Provided data:
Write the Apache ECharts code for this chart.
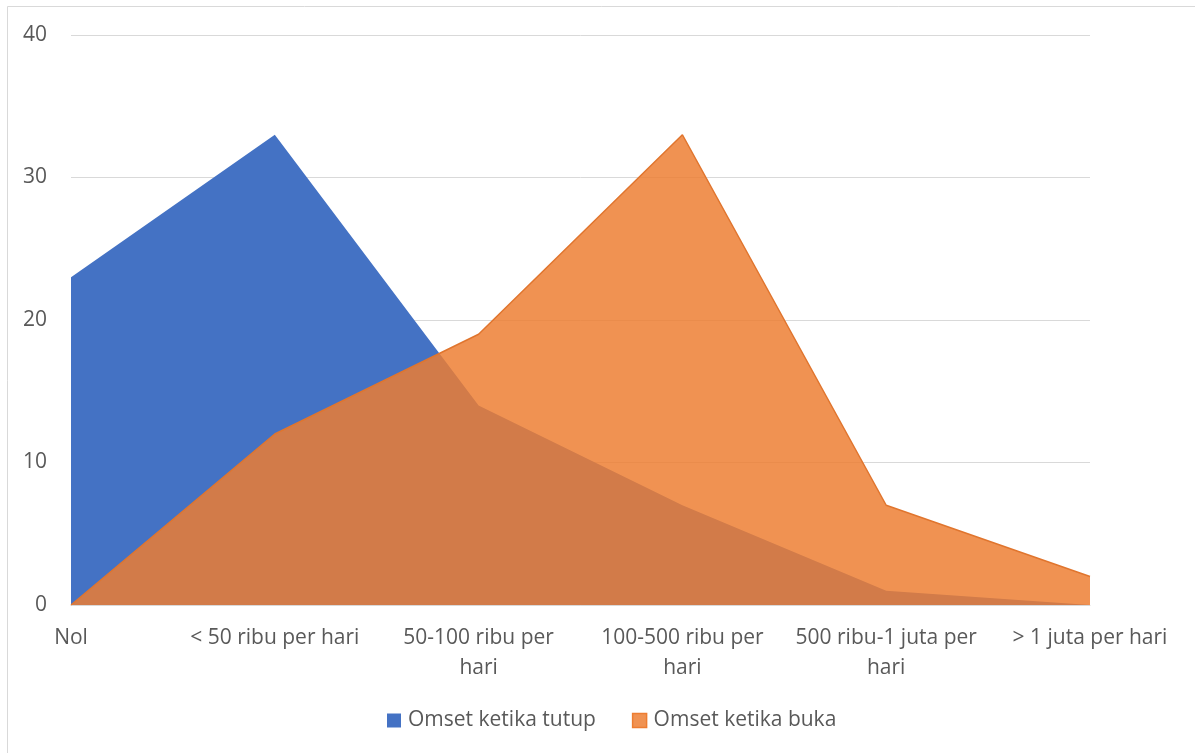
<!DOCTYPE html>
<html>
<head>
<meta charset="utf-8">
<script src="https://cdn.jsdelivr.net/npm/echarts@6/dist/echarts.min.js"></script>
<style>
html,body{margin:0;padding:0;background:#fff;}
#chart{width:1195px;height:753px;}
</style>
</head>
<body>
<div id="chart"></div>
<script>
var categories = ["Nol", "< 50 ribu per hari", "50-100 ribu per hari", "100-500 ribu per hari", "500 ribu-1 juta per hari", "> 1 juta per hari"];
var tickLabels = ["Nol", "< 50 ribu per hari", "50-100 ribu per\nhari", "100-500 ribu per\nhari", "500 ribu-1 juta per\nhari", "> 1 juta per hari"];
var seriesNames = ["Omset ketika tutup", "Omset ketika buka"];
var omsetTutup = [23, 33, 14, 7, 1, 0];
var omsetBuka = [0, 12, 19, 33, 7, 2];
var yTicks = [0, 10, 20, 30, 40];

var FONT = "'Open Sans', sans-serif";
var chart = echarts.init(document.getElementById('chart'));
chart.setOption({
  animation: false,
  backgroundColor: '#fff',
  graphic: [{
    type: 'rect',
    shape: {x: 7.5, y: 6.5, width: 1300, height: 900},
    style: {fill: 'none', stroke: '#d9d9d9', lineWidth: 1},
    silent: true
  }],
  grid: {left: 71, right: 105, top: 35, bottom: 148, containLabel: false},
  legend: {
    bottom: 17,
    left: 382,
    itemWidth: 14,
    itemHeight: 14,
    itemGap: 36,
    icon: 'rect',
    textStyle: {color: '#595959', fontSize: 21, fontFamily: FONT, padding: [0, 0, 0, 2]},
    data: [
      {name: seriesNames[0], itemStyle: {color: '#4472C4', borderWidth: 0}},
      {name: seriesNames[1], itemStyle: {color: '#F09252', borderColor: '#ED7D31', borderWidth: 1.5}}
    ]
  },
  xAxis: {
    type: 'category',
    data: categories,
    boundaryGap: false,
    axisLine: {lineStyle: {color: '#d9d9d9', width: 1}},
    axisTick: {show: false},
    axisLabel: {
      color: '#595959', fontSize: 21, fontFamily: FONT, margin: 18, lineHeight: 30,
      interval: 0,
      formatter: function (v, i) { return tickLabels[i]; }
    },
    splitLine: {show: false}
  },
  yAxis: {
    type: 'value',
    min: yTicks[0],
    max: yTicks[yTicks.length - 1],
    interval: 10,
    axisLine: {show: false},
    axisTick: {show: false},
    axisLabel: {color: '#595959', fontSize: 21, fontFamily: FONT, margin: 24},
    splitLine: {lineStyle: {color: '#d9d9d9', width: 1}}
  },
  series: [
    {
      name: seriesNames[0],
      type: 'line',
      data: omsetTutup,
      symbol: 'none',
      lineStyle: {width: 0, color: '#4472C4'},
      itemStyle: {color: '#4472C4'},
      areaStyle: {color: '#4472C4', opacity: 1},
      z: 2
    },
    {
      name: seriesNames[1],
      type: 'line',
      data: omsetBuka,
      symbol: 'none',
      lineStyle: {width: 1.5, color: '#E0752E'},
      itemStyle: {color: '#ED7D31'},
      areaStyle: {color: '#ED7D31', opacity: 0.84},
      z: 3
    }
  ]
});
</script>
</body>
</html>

Task details: Return the full material word for word. Do not include the pictures.

Exercise output:
Write the Apache ECharts code for this chart.
<!DOCTYPE html>
<html>
<head>
<meta charset="utf-8">
<script src="https://cdn.jsdelivr.net/npm/echarts@6/dist/echarts.min.js"></script>
<style>
html,body{margin:0;padding:0;background:#fff;}
#chart{width:1195px;height:753px;}
</style>
</head>
<body>
<div id="chart"></div>
<script>
var categories = ["Nol", "< 50 ribu per hari", "50-100 ribu per hari", "100-500 ribu per hari", "500 ribu-1 juta per hari", "> 1 juta per hari"];
var tickLabels = ["Nol", "< 50 ribu per hari", "50-100 ribu per\nhari", "100-500 ribu per\nhari", "500 ribu-1 juta per\nhari", "> 1 juta per hari"];
var seriesNames = ["Omset ketika tutup", "Omset ketika buka"];
var omsetTutup = [23, 33, 14, 7, 1, 0];
var omsetBuka = [0, 12, 19, 33, 7, 2];
var yTicks = [0, 10, 20, 30, 40];

var FONT = "'Open Sans', sans-serif";
var chart = echarts.init(document.getElementById('chart'));
chart.setOption({
  animation: false,
  backgroundColor: '#fff',
  graphic: [{
    type: 'rect',
    shape: {x: 7.5, y: 6.5, width: 1300, height: 900},
    style: {fill: 'none', stroke: '#d9d9d9', lineWidth: 1},
    silent: true
  }],
  grid: {left: 71, right: 105, top: 35, bottom: 148, containLabel: false},
  legend: {
    bottom: 17,
    left: 382,
    itemWidth: 14,
    itemHeight: 14,
    itemGap: 36,
    icon: 'rect',
    textStyle: {color: '#595959', fontSize: 21, fontFamily: FONT, padding: [0, 0, 0, 2]},
    data: [
      {name: seriesNames[0], itemStyle: {color: '#4472C4', borderWidth: 0}},
      {name: seriesNames[1], itemStyle: {color: '#F09252', borderColor: '#ED7D31', borderWidth: 1.5}}
    ]
  },
  xAxis: {
    type: 'category',
    data: categories,
    boundaryGap: false,
    axisLine: {lineStyle: {color: '#d9d9d9', width: 1}},
    axisTick: {show: false},
    axisLabel: {
      color: '#595959', fontSize: 21, fontFamily: FONT, margin: 18, lineHeight: 30,
      interval: 0,
      formatter: function (v, i) { return tickLabels[i]; }
    },
    splitLine: {show: false}
  },
  yAxis: {
    type: 'value',
    min: yTicks[0],
    max: yTicks[yTicks.length - 1],
    interval: 10,
    axisLine: {show: false},
    axisTick: {show: false},
    axisLabel: {color: '#595959', fontSize: 21, fontFamily: FONT, margin: 24},
    splitLine: {lineStyle: {color: '#d9d9d9', width: 1}}
  },
  series: [
    {
      name: seriesNames[0],
      type: 'line',
      data: omsetTutup,
      symbol: 'none',
      lineStyle: {width: 0, color: '#4472C4'},
      itemStyle: {color: '#4472C4'},
      areaStyle: {color: '#4472C4', opacity: 1},
      z: 2
    },
    {
      name: seriesNames[1],
      type: 'line',
      data: omsetBuka,
      symbol: 'none',
      lineStyle: {width: 1.5, color: '#E0752E'},
      itemStyle: {color: '#ED7D31'},
      areaStyle: {color: '#ED7D31', opacity: 0.84},
      z: 3
    }
  ]
});
</script>
</body>
</html>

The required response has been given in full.